In Safety Recommendation H-97-29, the National Transportation Safety Board (NTSB) asks the U.S. Department of Transportation to collect accident data, including pedestrian accident data, involving school children riding on transit buses. The Safety Recommendation specifically names the Federal Transit Administration (FTA), the Community Transportation Association of America, the National Association of State Directors of Pupil Transportation Services, and the American Public Transit Association. The Safety Recommendation was made because current data are not adequate to analyze the relative operational safety of pupils transported on school buses, transit buses, and vans. Further, The NTSB is concerned about whether school children on public transit buses are afforded operational safety equivalent to school children riding on school buses, and the NTSB has asked the parties to determine the most appropriate means to ensure such safety. This project will encompass only the data-related elements of the NTSB recommendation; the parties can use the results to independently or collaboratively address further appropriate action.

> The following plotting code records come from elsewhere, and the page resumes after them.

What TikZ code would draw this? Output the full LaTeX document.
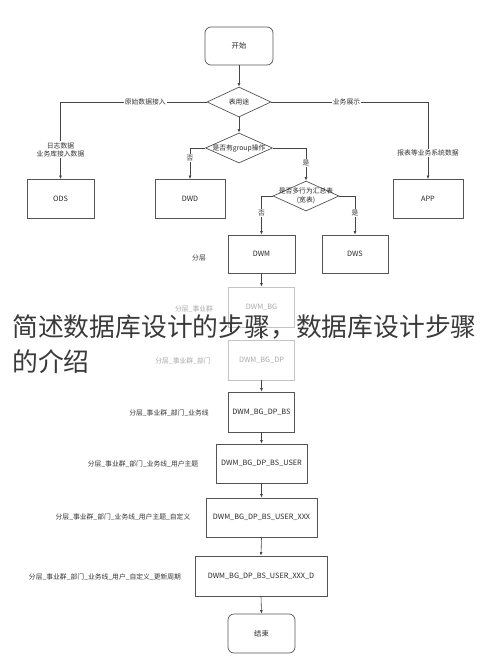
\documentclass[tikz,border=0pt]{standalone}
\usepackage{fontspec}
\setmainfont{Noto Sans CJK SC}
\usetikzlibrary{shapes.geometric,arrows.meta}
\definecolor{ln}{HTML}{444444}
\definecolor{bx}{HTML}{555555}
\definecolor{fade}{HTML}{C4C4C4}
\definecolor{fadetxt}{HTML}{A8A8A8}
\definecolor{ttl}{HTML}{3A3A3A}
\begin{document}
\begin{tikzpicture}[x=1pt,y=-1pt,
  box/.style={draw=bx, line width=0.7pt, minimum width=#1, minimum height=39pt, inner sep=0pt, text=black!85, font=\fontsize{7.3}{9}\selectfont},
  box/.default=67pt,
  rbox/.style={box=#1, rounded corners=6pt},
  rbox/.default=67pt,
  fbox/.style={box=#1, draw=fade, text=fadetxt},
  fbox/.default=66pt,
  dia/.style={diamond, draw=bx, line width=0.7pt, inner sep=0pt, minimum width=#1, minimum height=30pt},
  dia/.default=66pt,
  dtxt/.style={inner sep=0pt, align=center, text=black!85, font=\fontsize{6.8}{8.5}\selectfont},
  arr/.style={draw=ln, line width=0.6pt, -{Latex[length=3.5pt,width=2.8pt]}},
  lab/.style={fill=white, inner sep=1pt, align=center, text=black!80, font=\fontsize{6.8}{8.5}\selectfont},
  side/.style={inner sep=0pt, text=black!80, font=\fontsize{6.8}{8.5}\selectfont},
  fside/.style={side, text=fadetxt},
  ttlstyle/.style={inner sep=0pt, anchor=base west, text=ttl, font=\fontsize{25.8}{30}\selectfont}
]
\useasboundingbox (0,0) rectangle (490,671);

% nodes
\node[rbox=68pt, minimum height=38pt] (start) at (239,46) {开始};
\node[dia=64pt] (d1) at (239,102) {};
\node[dtxt] (d1t) at (d1) {表用途};
\node[box] (ods) at (60.5,199) {ODS};
\node[box=70pt] (app) at (428,199) {APP};
\node[dia=67pt] (d2) at (239,148) {};
\node[dtxt] (d2t) at (d2) {是否有group操作};
\node[box=70pt] (dwd) at (190,199) {DWD};
\node[dia=66pt] (d3) at (306,196) {};
\node[dtxt] (d3t) at (d3) {是否多行为汇总表\\(宽表)};
\node[box, minimum height=38pt] (dwm) at (261.5,254) {DWM};
\node[box=66pt, minimum height=38pt] (dws) at (355,254) {DWS};
\node[fbox, minimum height=40pt] (bg) at (261.5,307) {DWM\_BG};
\node[fbox, minimum height=40pt] (bgdp) at (261.5,360) {DWM\_BG\_DP};
\node[box=66pt, minimum height=40pt] (bs) at (261.5,412) {DWM\_BG\_DP\_BS};
\node[box=91pt] (user) at (261.5,463.5) {DWM\_BG\_DP\_BS\_USER};
\node[box=111pt] (xxx) at (261.5,517.5) {DWM\_BG\_DP\_BS\_USER\_XXX};
\node[box=132pt, minimum height=40pt] (dd) at (261,576) {DWM\_BG\_DP\_BS\_USER\_XXX\_D};
\node[rbox] (end) at (261.5,633.5) {结束};

% side labels
\node[side] (l1) at (199,258) {分层};
\node[fside] (l2) at (194,309) {分层\_事业群};
\node[fside] (l3) at (183,361) {分层\_事业群\_部门};
\node[side] (l4) at (169,413) {分层\_事业群\_部门\_业务线};
\node[side] (l5) at (143,464) {分层\_事业群\_部门\_业务线\_用户主题};
\node[side] (l6) at (123,517) {分层\_事业群\_部门\_业务线\_用户主题\_自定义};
\node[side] (l7) at (105,577) {分层\_事业群\_部门\_业务线\_用户\_自定义\_更新周期};

% connectors
\draw[arr] (start.south) -- (d1.north);
\draw[arr] (d1.west) -| node[lab, pos=0.21] {原始数据接入} node[lab, pos=0.81] {日志数据\\业务库接入数据} (ods.north);
\draw[arr] (d1.east) -| node[lab, pos=0.24] {业务展示} node[lab, pos=0.83] {报表等业务系统数据} (app.north);
\draw[arr] (d1.south) -- (d2.north);
\draw[arr] (d2.west) -| node[lab, pos=0.66] {否} (dwd.north);
\draw[arr] (d2.east) -| node[lab, pos=0.73] {是} (d3.north);
\draw[arr] (d3.west) -| node[lab, pos=0.72] {否} (dwm.north);
\draw[arr] (d3.east) -| node[lab, pos=0.72] {是} (dws.north);
\draw[arr] (dwm.south) -- (bg.north);
\draw[arr] (bg.south) -- (bgdp.north);
\draw[arr] (bgdp.south) -- (bs.north);
\draw[arr] (bs.south) -- (user.north);
\draw[arr] (user.south) -- (xxx.north);
\draw[arr] (xxx.south) -- (dd.north);
\draw[arr] (dd.south) -- (end.north);

% overlay title
\node[ttlstyle] (t1) at (12,336) {简述数据库设计的步骤，数据库设计步骤};
\node[ttlstyle] (t2) at (12,371) {的介绍};
\end{tikzpicture}
\end{document}
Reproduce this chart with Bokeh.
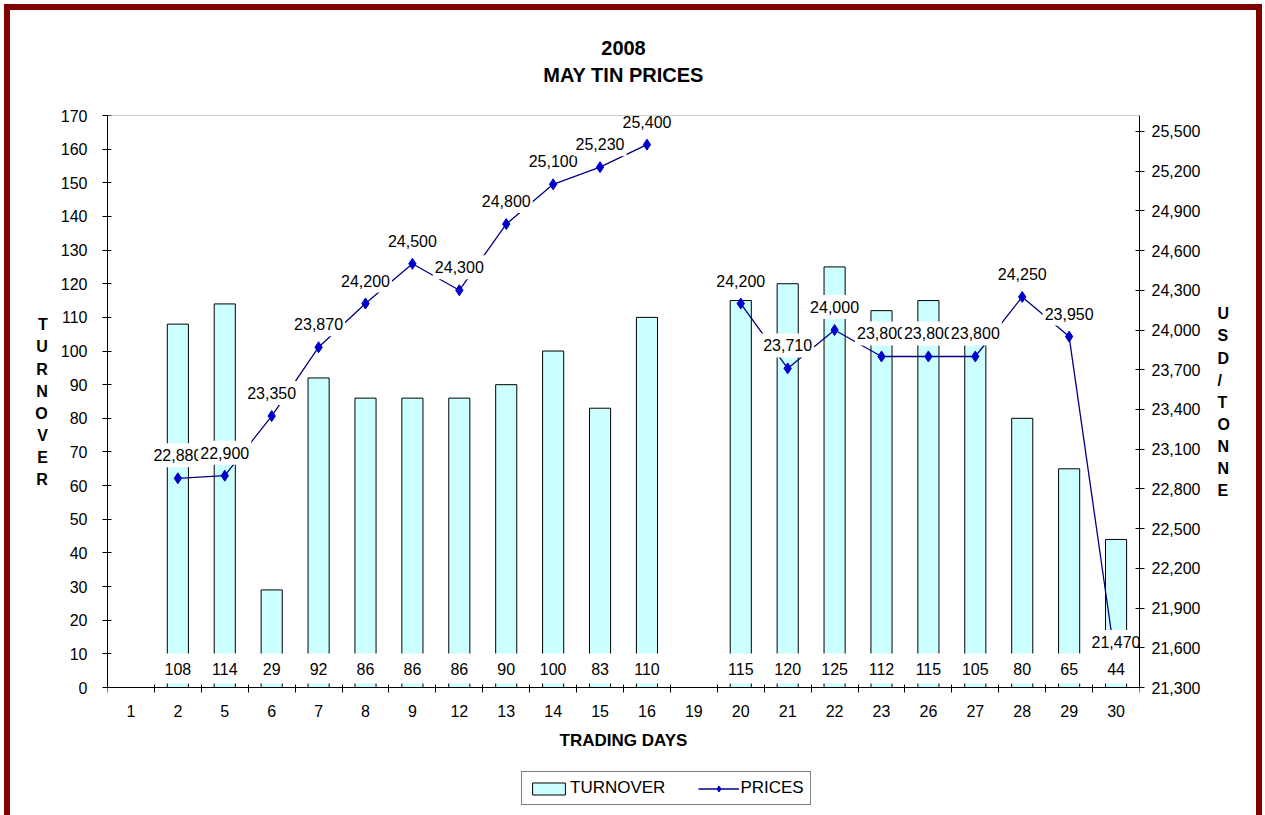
import math
from bokeh.plotting import figure
from bokeh.models import (ColumnDataSource, Range1d, LinearAxis, FixedTicker,
                          NumeralTickFormatter, Legend, LegendItem, Title, Span)
from bokeh.core.properties import value
from bokeh.embed import file_html
from bokeh.resources import INLINE

nan = float("nan")

# ---- data ----
days = ["1", "2", "5", "6", "7", "8", "9", "12", "13", "14", "15", "16",
        "19", "20", "21", "22", "23", "26", "27", "28", "29", "30"]
turnover = [nan, 108, 114, 29, 92, 86, 86, 86, 90, 100, 83, 110,
            nan, 115, 120, 125, 112, 115, 105, 80, 65, 44]
prices = [nan, 22880, 22900, 23350, 23870, 24200, 24500, 24300, 24800, 25100, 25230, 25400,
          nan, 24200, 23710, 24000, 23800, 23800, 23800, 24250, 23950, 21470]
left_ticks = list(range(0, 171, 10))
right_ticks = list(range(21300, 25501, 300))
LEFT_MIN, LEFT_MAX = 0, 170
RIGHT_MIN, RIGHT_MAX = 21300, 25620
left_title = "TURNOVER"
right_title = "USD/TONNE"

FONT = "Liberation Sans"

# ---- layout (canvas pixels) ----
W, H = 1258, 811
F_LEFT, F_RIGHT, F_TOP = 97, 1129, 105
ZERO_PX = 677          # where the value axes start
# frame reaches the canvas bottom; the x axis is pinned at 0 and the legend
# sits below it, inside the frame
left_lo = LEFT_MIN - (H - ZERO_PX) * (LEFT_MAX - LEFT_MIN) / (ZERO_PX - F_TOP)
right_lo = RIGHT_MIN - (H - ZERO_PX) * (RIGHT_MAX - RIGHT_MIN) / (ZERO_PX - F_TOP)
# blank trailing lines lift the stacked axis titles to the middle of the value axis
LIFT = "\n" * 6

x = list(range(1, len(days) + 1))

bar_src = ColumnDataSource(dict(
    x=[xi for xi, t in zip(x, turnover) if not math.isnan(t)],
    top=[t for t in turnover if not math.isnan(t)],
    lab=[str(int(t)) for t in turnover if not math.isnan(t)],
    zero=[LEFT_MIN for t in turnover if not math.isnan(t)],
))
price_line_src = ColumnDataSource(dict(x=x, y=prices))
price_pts_src = ColumnDataSource(dict(
    x=[xi for xi, v in zip(x, prices) if not math.isnan(v)],
    y=[v for v in prices if not math.isnan(v)],
    lab=["{:,}".format(int(v)) for v in prices if not math.isnan(v)],
))

p = figure(width=W, height=H, output_backend="svg", toolbar_location=None,
           title=None,
           x_range=Range1d(0.5, len(days) + 0.5),
           y_range=Range1d(left_lo, LEFT_MAX),
           min_border_left=F_LEFT, min_border_right=W - F_RIGHT,
           min_border_top=F_TOP, min_border_bottom=0,
           background_fill_color="white", border_fill_color="white")
p.extra_y_ranges = {"price": Range1d(right_lo, RIGHT_MAX)}
p.xgrid.visible = False
p.ygrid.visible = False
p.outline_line_color = None
p.styles = {"border-top": "6px solid #800000",
            "border-left": "6px solid #800000",
            "border-right": "6px solid #800000",
            "margin-left": "4px", "margin-top": "4px",
            "overflow": "hidden"}

# top border of the plot area
p.add_layout(Span(location=LEFT_MAX, dimension="width",
                  line_color="#A0A0A0", line_width=1))

# titles (a blank spacer panel keeps the two title lines close together)
spacer = Title(text=" ", align="center", standoff=0,
               text_font=FONT, text_font_size="20px")
p.add_layout(spacer, "above")
t1 = Title(text="MAY TIN PRICES", align="center", vertical_align="top",
           standoff=8, text_font=FONT, text_font_size="20px",
           text_font_style="bold", text_color="black")
p.add_layout(t1, "above")
t2 = Title(text="2008", align="center", vertical_align="bottom", standoff=10,
           text_font=FONT, text_font_size="20px", text_font_style="bold",
           text_color="black")
p.add_layout(t2, "above")

# bars
bars = p.vbar(x="x", top="top", bottom=LEFT_MIN, width=0.45, source=bar_src,
              fill_color="#CCFFFF", line_color="black", line_width=1)

# price line + markers
pline = p.line(x="x", y="y", source=price_line_src, y_range_name="price",
               line_color="#000080", line_width=1.3)
pmark = p.scatter(x="x", y="y", source=price_pts_src, y_range_name="price",
                  marker="diamond", size=11, fill_color="#0000CC",
                  line_color="#0000CC")

# price labels
p.text(x="x", y="y", text="lab", source=price_pts_src, y_range_name="price",
       y_offset=-23, text_align="center", text_baseline="middle",
       text_font=value(FONT), text_font_size="16px", text_color="black",
       background_fill_color="white", border_line_color=None,
       padding=dict(x=2, y=6))

# bar value labels
p.text(x="x", y="zero", text="lab", source=bar_src,
       y_offset=-19, text_align="center", text_baseline="middle",
       text_font=value(FONT), text_font_size="16px", text_color="black",
       background_fill_color="white", border_line_color=None,
       padding=dict(x=3, y=9))

# x axis, pinned at the zero line
xa = p.xaxis[0]
xa.fixed_location = LEFT_MIN
xa.ticker = FixedTicker(ticks=x, minor_ticks=[xi - 0.5 for xi in x] + [x[-1] + 0.5])
xa.major_label_overrides = {xi: d for xi, d in zip(x, days)}
xa.major_tick_line_color = None
xa.major_tick_in = 0
xa.major_tick_out = 0
xa.minor_tick_line_color = "black"
xa.minor_tick_in = 3
xa.minor_tick_out = 5
xa.major_label_standoff = 12
xa.major_label_text_font = FONT
xa.major_label_text_font_size = "16px"
xa.major_label_text_color = "black"
xa.axis_line_color = "black"
xa.axis_label = "TRADING DAYS"
xa.axis_label_text_font = FONT
xa.axis_label_text_font_size = "17px"
xa.axis_label_text_font_style = "bold"
xa.axis_label_text_color = "black"
xa.axis_label_standoff = 11

# left axis
ya = p.yaxis[0]
ya.bounds = (LEFT_MIN, LEFT_MAX)
ya.ticker = FixedTicker(ticks=left_ticks, minor_ticks=[])
ya.major_tick_in = 4
ya.major_tick_out = 5
ya.major_tick_line_color = "black"
ya.axis_line_color = "black"
ya.major_label_standoff = 15
ya.major_label_text_font = FONT
ya.major_label_text_font_size = "16px"
ya.major_label_text_color = "black"
ya.axis_label = "\n".join(left_title) + LIFT
ya.axis_label_orientation = "horizontal"
ya.axis_label_text_font = FONT
ya.axis_label_text_font_size = "16px"
ya.axis_label_text_font_style = "bold"
ya.axis_label_text_color = "black"
ya.axis_label_text_line_height = 1.3
ya.axis_label_standoff = 10

# right axis
ra = LinearAxis(y_range_name="price", bounds=(RIGHT_MIN, RIGHT_MAX),
                ticker=FixedTicker(ticks=right_ticks, minor_ticks=[]),
                formatter=NumeralTickFormatter(format="0,0"))
ra.major_tick_in = 4
ra.major_tick_out = 5
ra.major_tick_line_color = "black"
ra.axis_line_color = "black"
ra.major_label_standoff = 7
ra.major_label_text_font = FONT
ra.major_label_text_font_size = "16px"
ra.major_label_text_color = "black"
ra.axis_label = "\n".join(right_title) + LIFT
ra.axis_label_orientation = "horizontal"
ra.axis_label_text_font = FONT
ra.axis_label_text_font_size = "16px"
ra.axis_label_text_font_style = "bold"
ra.axis_label_text_color = "black"
ra.axis_label_text_line_height = 1.3
ra.axis_label_standoff = 14
p.add_layout(ra, "right")

# legend (inside the frame, below the pinned x axis)
legend = Legend(items=[LegendItem(label="TURNOVER", renderers=[bars]),
                       LegendItem(label="PRICES", renderers=[pline, pmark])],
                orientation="horizontal", location=(414, 16),
                border_line_color="black", border_line_width=1,
                background_fill_color="white", background_fill_alpha=1,
                padding=6, spacing=33, margin=0, label_standoff=1,
                glyph_width=41, glyph_height=15,
                label_text_font=FONT, label_text_font_size="17px",
                label_text_color="black")
p.add_layout(legend)

open("out.html", "w").write(file_html(p, INLINE))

There are three national sources of fatality and injury data on buses: the National Transit Data Base, maintained by the FTA; the Fatal Analysis Reporting System (FARS), maintained by the National Highway Safety Administration (NHTSA); and The National Automotive Sampling System/General Estimate System (NASS/GES), also maintained by NHTSA. As the NTSB has noted, none of these accident-reporting systems fully capture pupil transportation accident data.
Three categories of accident-related injuries are reported by bus transit systems to the FTA's National Transit Data Base: patron, employees, and other. Specific data on injuries to school children are not delineated.
FARS compiles data on all fatal accidents based on police accident reports and provides very good data on yellow school bus accidents, because all fatalities in the area surrounding a yellow school bus must be reported. However, for pupil fatalities involving transit buses, the data are not so thorough. For instance, FARS contains striking-vehicle data for pedestrian fatalities, but does not necessarily link pedestrian fatalities occurring near a vehicle to that vehicle. A pupil fatality that occurred crossing the street after leaving a transit bus or van would not necessarily reference the transit vehicle, so it would not be classified as transit related. Also, FARS data do not indicate whether the operator of a vehicle is a private individual or an agency like a transit agency. This creates difficulty identifying pupil fatalities involving vans that may be operating in transit or paratransit service.
Fewer data are available on injuries than on fatalities. The NASS/GES contains injury data collected by a sampling process. Because the incidence of pupil-related injuries on yellow school buses, transit buses, or vans is low in the total accident population, this data source is unlikely to provide reliable data on pupil injuries. Other state and local data sources may exist, but they are not readily available for a national analysis.
Finally, exposure data are available, but these data are not linked to the accident data. There is a need to assemble exposure data, relate them to accident data, and report pupil fatality and injury rates while traveling on, boarding, alighting, or walking near transit buses, school buses, and vans.
The objectives of this project were to (1) assess the adequacy of existing data to address the safety of pupils traveling on, boarding, alighting, or walking near transit buses, school buses, and vans (2) develop methods to collect meaningful and practical fatality, injury, and exposure data for the conditions described in Objective 1, and (3) develop best available estimates of exposure, fatalities, and injuries for pupils being transported on buses to school, from school, or on school-related trips during normal school hours.
Status: The revised final report has been received. It is available upon request.